* **The task**
Quote the whole listing exactly. Leave the pictures out of your copy.

### Available data ###

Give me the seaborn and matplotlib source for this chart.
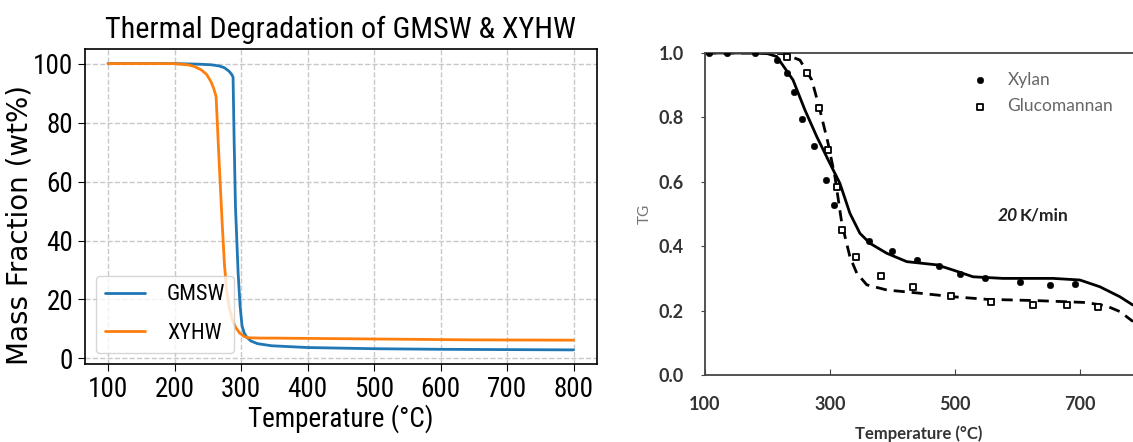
import seaborn as sns
import matplotlib.pyplot as plt
import pandas as pd

# Left panel: simulated TGA curves
gmsw_temp = [100, 150, 200, 237, 255, 267, 275, 282, 286, 288, 289.6, 291.6, 295.6, 298.5, 301.5, 305, 309, 315, 325, 346, 400, 500, 600, 700, 800]
gmsw_mass = [100, 100, 100, 99.8, 99.6, 99.2, 98.6, 97.4, 96.3, 95.4, 74, 51.6, 29, 18, 11, 8.5, 7.1, 5.9, 5.0, 4.3, 3.7, 3.3, 3.1, 3.0, 2.9]
xyhw_temp = [100, 150, 197, 220, 230, 240, 248, 255, 259, 262.5, 267, 271.6, 275, 278, 282, 287, 292, 298, 305, 312, 330, 350, 500, 650, 800]
xyhw_mass = [100, 100, 100, 99.6, 99.0, 97.9, 96.4, 93.8, 91.5, 88.8, 67, 46, 32, 24, 17.5, 13, 10.5, 8.6, 7.4, 7.0, 6.9, 6.9, 6.6, 6.3, 6.2]

# Right panel: published TG data (points) and model curves
xylan_temp = [107, 136, 180, 216, 232, 242, 256, 274, 293, 306, 362, 399, 440, 475, 508, 548, 604, 652, 692]
xylan_tg = [1.0, 1.0, 1.0, 0.978, 0.939, 0.88, 0.794, 0.712, 0.606, 0.528, 0.417, 0.386, 0.357, 0.339, 0.314, 0.300, 0.288, 0.280, 0.283]
gluco_temp = [232, 264, 283, 297, 311, 320, 341, 381, 433, 494, 557, 625, 679, 729]
gluco_tg = [0.989, 0.937, 0.828, 0.699, 0.585, 0.450, 0.367, 0.308, 0.272, 0.246, 0.228, 0.217, 0.216, 0.212]

xylan_fit_temp = [100, 180, 200, 215, 241, 260, 279, 300, 316, 332, 348, 364, 391, 423, 471, 497, 529, 577, 657, 700, 732, 764, 785]
xylan_fit_tg = [1.0, 1.0, 0.998, 0.989, 0.916, 0.823, 0.74, 0.657, 0.595, 0.502, 0.44, 0.409, 0.378, 0.352, 0.342, 0.326, 0.305, 0.300, 0.300, 0.295, 0.274, 0.243, 0.217]
gluco_fit_temp = [100, 200, 225, 252, 271, 284, 297, 308, 319, 332, 343, 359, 391, 444, 497, 551, 631, 711, 743, 764, 785]
gluco_fit_tg = [1.0, 1.0, 0.998, 0.978, 0.916, 0.823, 0.72, 0.616, 0.471, 0.367, 0.316, 0.28, 0.264, 0.254, 0.243, 0.235, 0.231, 0.225, 0.214, 0.197, 0.166]

left_df = pd.concat([
    pd.DataFrame({"Temperature": gmsw_temp, "Mass": gmsw_mass, "Sample": "GMSW"}),
    pd.DataFrame({"Temperature": xyhw_temp, "Mass": xyhw_mass, "Sample": "XYHW"}),
])

sns.set_style("ticks")
plt.rcParams["font.family"] = ["Roboto Condensed", "Open Sans", "DejaVu Sans"]
plt.rcParams["font.stretch"] = "condensed"

fig = plt.figure(figsize=(11.33, 4.42), dpi=100)

# ---- left panel ----
ax1 = fig.add_axes([0.0748, 0.176, 0.452, 0.7125])
sns.lineplot(data=left_df, x="Temperature", y="Mass", hue="Sample",
             palette=["#1f77b4", "#ff7f0e"], linewidth=2, sort=False, ax=ax1)
ax1.grid(True, linestyle="--", color="#c8c8c8", linewidth=1)
ax1.set_xticks(range(100, 801, 100))
ax1.set_yticks(range(0, 101, 20))
ax1.tick_params(labelsize=19.5, length=5, color="black", labelcolor="black")
for s in ax1.spines.values():
    s.set_color("black")
    s.set_linewidth(1.2)
ax1.set_title("Thermal Degradation of GMSW & XYHW", fontsize=21.7, pad=8, color="black")
ax1.set_xlabel("Temperature (°C)", fontsize=19.5, labelpad=1, color="black")
ax1.set_ylabel("Mass Fraction (wt%)", fontsize=20, family=["DejaVu Sans"],
               fontstretch="normal", color="black")
ax1.yaxis.set_label_coords(-0.101, 0.442)
leg1 = ax1.legend(loc="lower left", fontsize=16, labelspacing=0.8, handlelength=1.8,
                  handletextpad=1.0, frameon=True, edgecolor="#cccccc", title=None)
for t in leg1.get_texts():
    t.set_color("black")

# ---- right panel ----
ax2 = fig.add_axes([0.6222, 0.1516, 0.3778, 0.7285])
sns.lineplot(x=xylan_fit_temp, y=xylan_fit_tg, color="black", linewidth=2, ax=ax2)
sns.lineplot(x=gluco_fit_temp, y=gluco_fit_tg, color="black", linewidth=2,
             linestyle=(0, (4, 2.5)), ax=ax2)
sns.scatterplot(x=xylan_temp, y=xylan_tg, color="black", s=22, edgecolor="black",
                marker="o", label="Xylan", ax=ax2, zorder=3)
sns.scatterplot(x=gluco_temp, y=gluco_tg, facecolor="white", edgecolor="black", s=24,
                linewidth=1.3, marker="s", label="Glucomannan", ax=ax2, zorder=3)
ax2.set_xlim(100, 785)
ax2.set_ylim(0, 1.0)
ax2.set_xticks([100, 300, 500, 700])
ax2.set_yticks([0.0, 0.2, 0.4, 0.6, 0.8, 1.0])
ax2.set_yticklabels(["0.0", "0.2", "0.4", "0.6", "0.8", "1.0"])
ax2.grid(False)
ax2.spines["right"].set_visible(False)
for name in ["left", "bottom", "top"]:
    ax2.spines[name].set_color("#444444")
    ax2.spines[name].set_linewidth(1.3)
ax2.tick_params(axis="x", direction="in", length=4, color="#444444", pad=15)
ax2.tick_params(axis="y", direction="out", length=3, color="#444444", pad=12)
right_font = ["Lato", "DejaVu Sans"]
for lab in ax2.get_xticklabels() + ax2.get_yticklabels():
    lab.set_family(right_font)
    lab.set_fontstretch("normal")
    lab.set_fontweight("bold")
    lab.set_fontsize(13)
    lab.set_color("#333333")
ax2.set_xlabel("Temperature (°C)", fontsize=12, fontweight="bold", color="#333333",
               family=right_font, fontstretch="normal", labelpad=9)
ax2.set_ylabel("TG", fontsize=11, color="#777777", family=right_font,
               fontstretch="normal", labelpad=5)
leg = ax2.legend(loc="upper right", bbox_to_anchor=(0.99, 0.99), frameon=False,
                 prop={"family": right_font, "size": 12.5, "stretch": "normal"},
                 handletextpad=0.6, labelspacing=0.6)
for t in leg.get_texts():
    t.set_color("#666666")
ax2.text(569, 0.494, "20", fontsize=12.5, fontweight="bold", style="italic",
         family=right_font, fontstretch="normal", color="#222222", va="center")
ax2.text(603, 0.494, "K/min", fontsize=12.5, fontweight="bold",
         family=right_font, fontstretch="normal", color="#222222", va="center")

fig.savefig("out.png", dpi=100)
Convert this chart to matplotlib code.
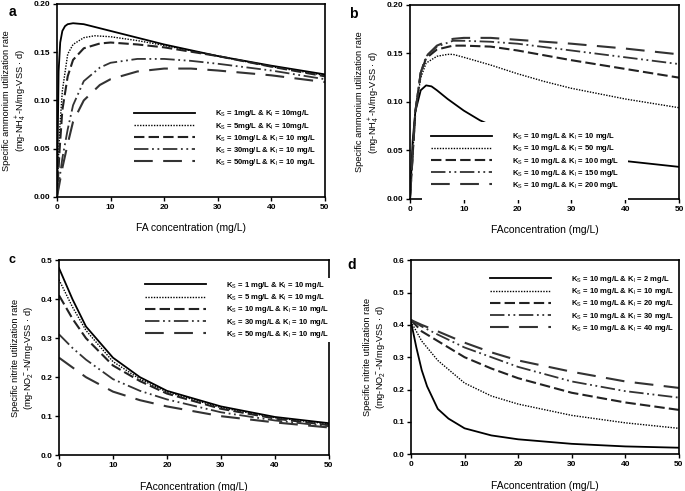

###

* **Solution for this problem**
Give me the seaborn and matplotlib source for this chart.
import seaborn as sns
import matplotlib.pyplot as plt
import pandas as pd

# Left panel: simulated TGA curves
gmsw_temp = [100, 150, 200, 237, 255, 267, 275, 282, 286, 288, 289.6, 291.6, 295.6, 298.5, 301.5, 305, 309, 315, 325, 346, 400, 500, 600, 700, 800]
gmsw_mass = [100, 100, 100, 99.8, 99.6, 99.2, 98.6, 97.4, 96.3, 95.4, 74, 51.6, 29, 18, 11, 8.5, 7.1, 5.9, 5.0, 4.3, 3.7, 3.3, 3.1, 3.0, 2.9]
xyhw_temp = [100, 150, 197, 220, 230, 240, 248, 255, 259, 262.5, 267, 271.6, 275, 278, 282, 287, 292, 298, 305, 312, 330, 350, 500, 650, 800]
xyhw_mass = [100, 100, 100, 99.6, 99.0, 97.9, 96.4, 93.8, 91.5, 88.8, 67, 46, 32, 24, 17.5, 13, 10.5, 8.6, 7.4, 7.0, 6.9, 6.9, 6.6, 6.3, 6.2]

# Right panel: published TG data (points) and model curves
xylan_temp = [107, 136, 180, 216, 232, 242, 256, 274, 293, 306, 362, 399, 440, 475, 508, 548, 604, 652, 692]
xylan_tg = [1.0, 1.0, 1.0, 0.978, 0.939, 0.88, 0.794, 0.712, 0.606, 0.528, 0.417, 0.386, 0.357, 0.339, 0.314, 0.300, 0.288, 0.280, 0.283]
gluco_temp = [232, 264, 283, 297, 311, 320, 341, 381, 433, 494, 557, 625, 679, 729]
gluco_tg = [0.989, 0.937, 0.828, 0.699, 0.585, 0.450, 0.367, 0.308, 0.272, 0.246, 0.228, 0.217, 0.216, 0.212]

xylan_fit_temp = [100, 180, 200, 215, 241, 260, 279, 300, 316, 332, 348, 364, 391, 423, 471, 497, 529, 577, 657, 700, 732, 764, 785]
xylan_fit_tg = [1.0, 1.0, 0.998, 0.989, 0.916, 0.823, 0.74, 0.657, 0.595, 0.502, 0.44, 0.409, 0.378, 0.352, 0.342, 0.326, 0.305, 0.300, 0.300, 0.295, 0.274, 0.243, 0.217]
gluco_fit_temp = [100, 200, 225, 252, 271, 284, 297, 308, 319, 332, 343, 359, 391, 444, 497, 551, 631, 711, 743, 764, 785]
gluco_fit_tg = [1.0, 1.0, 0.998, 0.978, 0.916, 0.823, 0.72, 0.616, 0.471, 0.367, 0.316, 0.28, 0.264, 0.254, 0.243, 0.235, 0.231, 0.225, 0.214, 0.197, 0.166]

left_df = pd.concat([
    pd.DataFrame({"Temperature": gmsw_temp, "Mass": gmsw_mass, "Sample": "GMSW"}),
    pd.DataFrame({"Temperature": xyhw_temp, "Mass": xyhw_mass, "Sample": "XYHW"}),
])

sns.set_style("ticks")
plt.rcParams["font.family"] = ["Roboto Condensed", "Open Sans", "DejaVu Sans"]
plt.rcParams["font.stretch"] = "condensed"

fig = plt.figure(figsize=(11.33, 4.42), dpi=100)

# ---- left panel ----
ax1 = fig.add_axes([0.0748, 0.176, 0.452, 0.7125])
sns.lineplot(data=left_df, x="Temperature", y="Mass", hue="Sample",
             palette=["#1f77b4", "#ff7f0e"], linewidth=2, sort=False, ax=ax1)
ax1.grid(True, linestyle="--", color="#c8c8c8", linewidth=1)
ax1.set_xticks(range(100, 801, 100))
ax1.set_yticks(range(0, 101, 20))
ax1.tick_params(labelsize=19.5, length=5, color="black", labelcolor="black")
for s in ax1.spines.values():
    s.set_color("black")
    s.set_linewidth(1.2)
ax1.set_title("Thermal Degradation of GMSW & XYHW", fontsize=21.7, pad=8, color="black")
ax1.set_xlabel("Temperature (°C)", fontsize=19.5, labelpad=1, color="black")
ax1.set_ylabel("Mass Fraction (wt%)", fontsize=20, family=["DejaVu Sans"],
               fontstretch="normal", color="black")
ax1.yaxis.set_label_coords(-0.101, 0.442)
leg1 = ax1.legend(loc="lower left", fontsize=16, labelspacing=0.8, handlelength=1.8,
                  handletextpad=1.0, frameon=True, edgecolor="#cccccc", title=None)
for t in leg1.get_texts():
    t.set_color("black")

# ---- right panel ----
ax2 = fig.add_axes([0.6222, 0.1516, 0.3778, 0.7285])
sns.lineplot(x=xylan_fit_temp, y=xylan_fit_tg, color="black", linewidth=2, ax=ax2)
sns.lineplot(x=gluco_fit_temp, y=gluco_fit_tg, color="black", linewidth=2,
             linestyle=(0, (4, 2.5)), ax=ax2)
sns.scatterplot(x=xylan_temp, y=xylan_tg, color="black", s=22, edgecolor="black",
                marker="o", label="Xylan", ax=ax2, zorder=3)
sns.scatterplot(x=gluco_temp, y=gluco_tg, facecolor="white", edgecolor="black", s=24,
                linewidth=1.3, marker="s", label="Glucomannan", ax=ax2, zorder=3)
ax2.set_xlim(100, 785)
ax2.set_ylim(0, 1.0)
ax2.set_xticks([100, 300, 500, 700])
ax2.set_yticks([0.0, 0.2, 0.4, 0.6, 0.8, 1.0])
ax2.set_yticklabels(["0.0", "0.2", "0.4", "0.6", "0.8", "1.0"])
ax2.grid(False)
ax2.spines["right"].set_visible(False)
for name in ["left", "bottom", "top"]:
    ax2.spines[name].set_color("#444444")
    ax2.spines[name].set_linewidth(1.3)
ax2.tick_params(axis="x", direction="in", length=4, color="#444444", pad=15)
ax2.tick_params(axis="y", direction="out", length=3, color="#444444", pad=12)
right_font = ["Lato", "DejaVu Sans"]
for lab in ax2.get_xticklabels() + ax2.get_yticklabels():
    lab.set_family(right_font)
    lab.set_fontstretch("normal")
    lab.set_fontweight("bold")
    lab.set_fontsize(13)
    lab.set_color("#333333")
ax2.set_xlabel("Temperature (°C)", fontsize=12, fontweight="bold", color="#333333",
               family=right_font, fontstretch="normal", labelpad=9)
ax2.set_ylabel("TG", fontsize=11, color="#777777", family=right_font,
               fontstretch="normal", labelpad=5)
leg = ax2.legend(loc="upper right", bbox_to_anchor=(0.99, 0.99), frameon=False,
                 prop={"family": right_font, "size": 12.5, "stretch": "normal"},
                 handletextpad=0.6, labelspacing=0.6)
for t in leg.get_texts():
    t.set_color("#666666")
ax2.text(569, 0.494, "20", fontsize=12.5, fontweight="bold", style="italic",
         family=right_font, fontstretch="normal", color="#222222", va="center")
ax2.text(603, 0.494, "K/min", fontsize=12.5, fontweight="bold",
         family=right_font, fontstretch="normal", color="#222222", va="center")

fig.savefig("out.png", dpi=100)
Convert this chart to matplotlib code.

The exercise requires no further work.